We have to remind ourselves that in this Paris of bright thought a hellfire of revolution and instability festered. The volatile nature of “G minor,” of Storm and Stress, of Les Liaisons Dangereuses in which all society was portrayed as rotten, cast a shadow over the hopes of philosophers and artists, the guests of du Deffand. The best of Schobert and Boccherini, the often hopeless sentiments of popular songs as collected in music magazines, warns of an upcoming century of dashed hopes and seemingly endless violence.
WHEN THE STORMS HAVE PAST: LONDON
Haydn’s Opus 77 string quartets were written for London. England had already rebuilt itself through subversions and revolutions in the previous century. The execution of change to power and social structures had been hammered out and the ground under the London community was solid. They dealt with the issues that could improve society without having to reinvent it. It is no wonder that the gracious charm of J. C.: Bach could so completely satisfy the tastes and visions of Georgian society. No purifications of the Last Judgment were called for, but images of comfort and gentle optimism echoed or mirrored the time
Haydn’s string quartets mirror or imitate salon society and activity. It is a musical version of the Marquise du Deffand’s table with four minds in civil yet probing conversation. When Haydn brings his music of ideas, the sonata form, to England, he gives them, and us almost 300 years later, a formula in which musical thoughts are presented, examined, made into toys and prayers, into heroic tales and sentimental voyages. Haydn, in his musical language, gives us phrases as coherent as Jane Austen’s. Listen as an idea is played by one instrument and then tossed around the “room” of four players. Listen to how the idea can be seen in a different light (harmonized, fractured, quickened or slowed, hidden or showcased).
A COMPOSER FOR ALL CENTURIES
Haydn is often thought of as a musician’s musician. Why does Mozart not enjoy that same compliment? We may not all sense that music, just like words, is a language of ideas. Words are specific and musical phrases are abstract. But every period develops a vocabulary that makes a musical motif quite specific. The Baroque loved the chromatic descending line as an expression of lamentation or tragedy. The slow unfolding of arpeggios in Beethoven’s Moonlight Sonata or Schubert’s Songs of the Harp Player expresses painful, romantic loneliness or alienation.

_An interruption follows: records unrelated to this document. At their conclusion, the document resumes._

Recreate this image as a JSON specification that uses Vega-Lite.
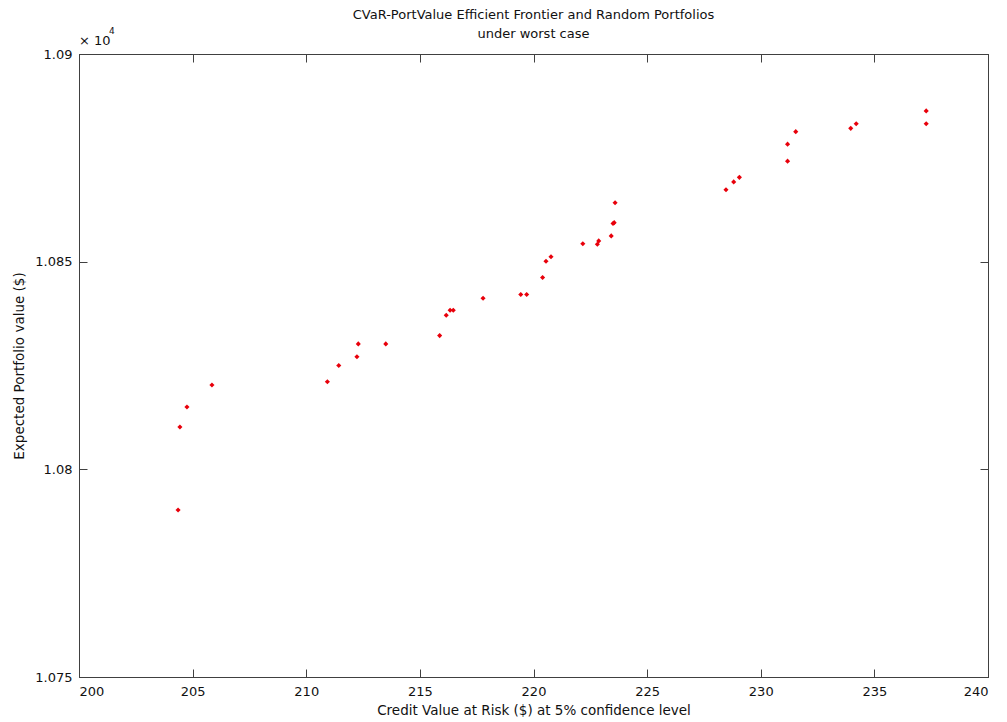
{
  "$schema": "https://vega.github.io/schema/vega-lite/v6.json",
  "width": 909,
  "height": 623,
  "autosize": "none",
  "padding": {"left": 79, "top": 54, "right": 19, "bottom": 45},
  "background": "white",
  "config": {
    "font": "DejaVu Sans",
    "view": {"stroke": "#404040", "strokeWidth": 1},
    "axis": {
      "domainColor": "#404040",
      "tickColor": "#404040",
      "labelColor": "#111111",
      "titleColor": "#111111",
      "labelFont": "DejaVu Sans",
      "titleFont": "DejaVu Sans",
      "labelFontSize": 13,
      "titleFontSize": 13.5,
      "titleFontWeight": "normal",
      "grid": false,
      "tickSize": -8
    }
  },
  "title": {
    "text": ["CVaR-PortValue Efficient Frontier and Random Portfolios", "under worst case"],
    "font": "DejaVu Sans",
    "fontSize": 13,
    "fontWeight": "normal",
    "color": "#111111",
    "anchor": "middle",
    "frame": "group",
    "offset": -14,
    "lineHeight": 19
  },
  "data": {
    "values": [
      {"cvar": 204.36, "value": 10790.2},
      {"cvar": 204.44, "value": 10810.2},
      {"cvar": 204.75, "value": 10815.0},
      {"cvar": 205.85, "value": 10820.3},
      {"cvar": 210.93, "value": 10821.1},
      {"cvar": 211.43, "value": 10825.0},
      {"cvar": 212.23, "value": 10827.1},
      {"cvar": 212.29, "value": 10830.2},
      {"cvar": 213.50, "value": 10830.2},
      {"cvar": 215.87, "value": 10832.2},
      {"cvar": 216.16, "value": 10837.1},
      {"cvar": 216.33, "value": 10838.3},
      {"cvar": 216.47, "value": 10838.3},
      {"cvar": 217.78, "value": 10841.2},
      {"cvar": 219.44, "value": 10842.1},
      {"cvar": 219.70, "value": 10842.1},
      {"cvar": 220.40, "value": 10846.2},
      {"cvar": 220.55, "value": 10850.1},
      {"cvar": 220.77, "value": 10851.2},
      {"cvar": 222.17, "value": 10854.3},
      {"cvar": 222.81, "value": 10854.2},
      {"cvar": 222.87, "value": 10855.0},
      {"cvar": 223.42, "value": 10856.2},
      {"cvar": 223.50, "value": 10859.2},
      {"cvar": 223.55, "value": 10859.4},
      {"cvar": 223.59, "value": 10864.2},
      {"cvar": 228.47, "value": 10867.3},
      {"cvar": 228.81, "value": 10869.2},
      {"cvar": 229.06, "value": 10870.3},
      {"cvar": 231.18, "value": 10874.2},
      {"cvar": 231.18, "value": 10878.3},
      {"cvar": 231.54, "value": 10881.3},
      {"cvar": 233.96, "value": 10882.1},
      {"cvar": 234.20, "value": 10883.2},
      {"cvar": 237.28, "value": 10883.2},
      {"cvar": 237.28, "value": 10886.3}
    ]
  },
  "layer": [
    {
      "layer": [
        {
          "mark": {"type": "point", "shape": "diamond", "filled": true, "size": 26, "color": "#e8000b", "opacity": 1},
          "encoding": {
            "x": {
              "field": "cvar", "type": "quantitative",
              "title": "Credit Value at Risk ($) at 5% confidence level",
              "scale": {"domain": [200, 240], "nice": false, "zero": false},
              "axis": {"orient": "bottom", "values": [200, 205, 210, 215, 220, 225, 230, 235, 240], "labelPadding": 16, "titlePadding": 5}
            },
            "y": {
              "field": "value", "type": "quantitative",
              "title": "Expected Portfolio value ($)",
              "scale": {"domain": [10750, 10900], "nice": false, "zero": false},
              "axis": {"orient": "left", "values": [10750, 10800, 10850, 10900], "labelExpr": "format(datum.value / 10000, '.4~f')", "labelPadding": 15, "titlePadding": 8}
            }
          }
        },
        {
          "data": {"values": [{"cvar": 200, "value": 10900, "t": "× 10"}]},
          "mark": {"type": "text", "align": "left", "baseline": "bottom", "dx": 0, "dy": -6, "fontSize": 13, "font": "DejaVu Sans", "color": "#111111"},
          "encoding": {
            "x": {"field": "cvar", "type": "quantitative", "title": "Credit Value at Risk ($) at 5% confidence level"},
            "y": {"field": "value", "type": "quantitative", "title": "Expected Portfolio value ($)"},
            "text": {"field": "t"}
          }
        },
        {
          "data": {"values": [{"cvar": 200, "value": 10900, "t": "4"}]},
          "mark": {"type": "text", "align": "left", "baseline": "bottom", "dx": 30, "dy": -18, "fontSize": 9, "font": "DejaVu Sans", "color": "#111111"},
          "encoding": {
            "x": {"field": "cvar", "type": "quantitative", "title": "Credit Value at Risk ($) at 5% confidence level"},
            "y": {"field": "value", "type": "quantitative", "title": "Expected Portfolio value ($)"},
            "text": {"field": "t"}
          }
        }
      ]
    },
    {
      "mark": {"type": "point", "opacity": 0},
      "encoding": {
        "x": {
          "field": "cvar", "type": "quantitative",
          "axis": {"orient": "top", "values": [200, 205, 210, 215, 220, 225, 230, 235, 240], "labels": false, "title": null}
        },
        "y": {
          "field": "value", "type": "quantitative",
          "axis": {"orient": "right", "values": [10750, 10800, 10850, 10900], "labels": false, "title": null}
        }
      }
    }
  ],
  "resolve": {"axis": {"x": "independent", "y": "independent"}}
}
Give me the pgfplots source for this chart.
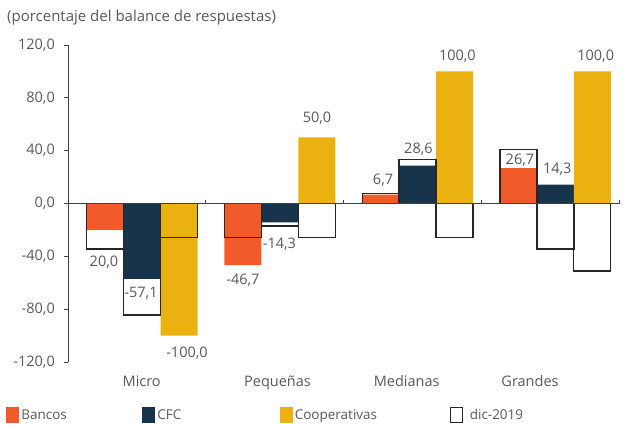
\documentclass[border=0pt]{standalone}
\usepackage{pgfplots}
\pgfplotsset{compat=1.18}
\usepackage{fontspec}
\setmainfont{Open Sans}
\definecolor{bancos}{HTML}{F15A29}
\definecolor{cfc}{HTML}{18344A}
\definecolor{coop}{HTML}{EAB110}
\definecolor{txt}{HTML}{595959}
\definecolor{axiscol}{HTML}{404040}
\definecolor{outl}{HTML}{262626}
\begin{document}
\begin{tikzpicture}
\useasboundingbox (-68pt,-62pt) rectangle (558pt,362pt);
\begin{axis}[
  scale only axis, width=551pt, height=317pt,
  xmin=-0.5, xmax=3.5, ymin=-120, ymax=120,
  enlargelimits=false, clip=false,
  separate axis lines,
  axis x line*=bottom, axis y line*=left,
  x axis line style={draw=none},
  y axis line style={draw=axiscol, line width=0.8pt},
  xtick={0.035,1.021,1.959,2.854},
  xticklabels={Micro,Pequeñas,Medianas,Grandes},
  xtick style={draw=none},
  ytick={-120,-80,-40,0,40,80,120},
  yticklabels={{-120,0},{-80,0},{-40,0},{0,0},{40,0},{80,0},{120,0}},
  ytick style={draw=axiscol, line width=0.8pt},
  tick align=outside, major tick length=4pt,
  every tick label/.append style={font=\fontsize{14.5}{17}\selectfont, text=txt, inner sep=0pt},
  xticklabel style={anchor=base, yshift=-20pt},
  yticklabel style={anchor=east, xshift=-9pt},
  legend columns=4,
  legend style={at={(axis description cs:-0.1125,-0.167)}, anchor=west, draw=none, fill=none,
    inner sep=0pt, outer sep=0pt, font=\fontsize{13.5}{16}\selectfont, text=txt,
    nodes={inner sep=0pt},
    /tikz/every odd column/.append style={column sep=2pt}},
]
\addplot[ybar, bar width=0.2686, fill=bancos, draw=none,
  legend image code/.code={\fill[bancos] (0pt,-8pt) rectangle (13.3pt,8pt);}]
  coordinates {(-0.230,-20.0) (0.770,-46.7) (1.770,6.7) (2.770,26.7)};
\addlegendentry{\makebox[120.7pt][l]{Bancos}}
\addplot[ybar, bar width=0.2686, fill=cfc, draw=none,
  legend image code/.code={\fill[cfc] (0pt,-8pt) rectangle (13.3pt,8pt);}]
  coordinates {(0.038,-57.1) (1.038,-14.3) (2.038,28.6) (3.038,14.3)};
\addlegendentry{\makebox[122.2pt][l]{CFC}}
\addplot[ybar, bar width=0.2686, fill=coop, draw=none,
  legend image code/.code={\fill[coop] (0pt,-8pt) rectangle (13.3pt,8pt);}]
  coordinates {(0.306,-100.0) (1.306,50.0) (2.306,100.0) (3.306,100.0)};
\addlegendentry{\makebox[155pt][l]{Cooperativas}}
\addplot[ybar, bar width=0.2686, fill=none, draw=outl, line width=1.3pt,
  legend image code/.code={\draw[outl, line width=0.9pt, fill=white] (0.45pt,-7.55pt) rectangle (12.85pt,7.55pt);}]
  coordinates {(-0.230,-34.5) (0.770,-26.0) (1.770,7.7) (2.770,41.0)
               (0.038,-84.5) (1.038,-17.0) (2.038,33.5) (3.038,-34.5)
               (0.306,-26.0) (1.306,-26.0) (2.306,-26.0) (3.306,-51.0)};
\addlegendentry{\hspace{4.7pt}dic-2019}
\draw[axiscol, line width=0.8pt] (axis cs:-0.5,0) -- (axis cs:3.5,0);
\pgfplotsinvokeforeach{0.5,1.5,2.5,3.5}{
  \draw[axiscol, line width=0.8pt] (axis cs:#1,0) -- ++(0pt,4pt);
}
\begin{scope}[every node/.style={font=\fontsize{14.5}{17}\selectfont, text=txt, inner sep=0pt, anchor=center}]
\node at (axis cs:-0.239,-44.3) {20,0};
\node at (axis cs:0.030,-67.8) {-57,1};
\node at (axis cs:0.364,-113.2) {-100,0};
\node at (axis cs:0.770,-57.9) {-46,7};
\node at (axis cs:1.035,-30.7) {-14,3};
\node at (axis cs:1.308,64.7) {50,0};
\node at (axis cs:1.787,17.8) {6,7};
\node at (axis cs:2.044,41.0) {28,6};
\node at (axis cs:2.327,111.7) {100,0};
\node at (axis cs:2.781,32.9) {26,7};
\node at (axis cs:3.052,25.9) {14,3};
\node at (axis cs:3.331,111.7) {100,0};
\end{scope}
\node[anchor=base west, inner sep=0pt, font=\fontsize{15}{18}\selectfont, text=txt] at (axis description cs:-0.1107,1.0757) {(porcentaje del balance de respuestas)};
\end{axis}
\end{tikzpicture}
\end{document}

Unlike Mozart who is most often lyrical or vocal, Haydn’s phrases are rarely like a coloratura soprano’s line but more like the well-crafted bi-part sentences of an essayist or storyteller. The sonata form that Haydn masters is similar to the three-part essay form we studied in high school. There is an exposition of ideas and this is repeated so that those ideas can be well remembered. Then we are led into an exposition of those ideas. The materials we have just heard are turned upside down and backward. They are held to the light of observation and variation. They are tossed around from high to low. And after we have watched Haydn illuminate and expand on his ideas, taking us along tangents and tributaries, he recapitulates, restates the original ideas to clarify just where we started and where our examinations have taken us.
Like reading a great novel, you must listen and remember when hearing a Haydn work. If you miss an event or detail, you will be unable to follow his train of thought. You will be lost in pleasant but meaningless melody…hardly the stuff of genius from the greatest musician of his age, of the man who exemplifies reason, optimism, powerful thinking, and the best hopes for our world.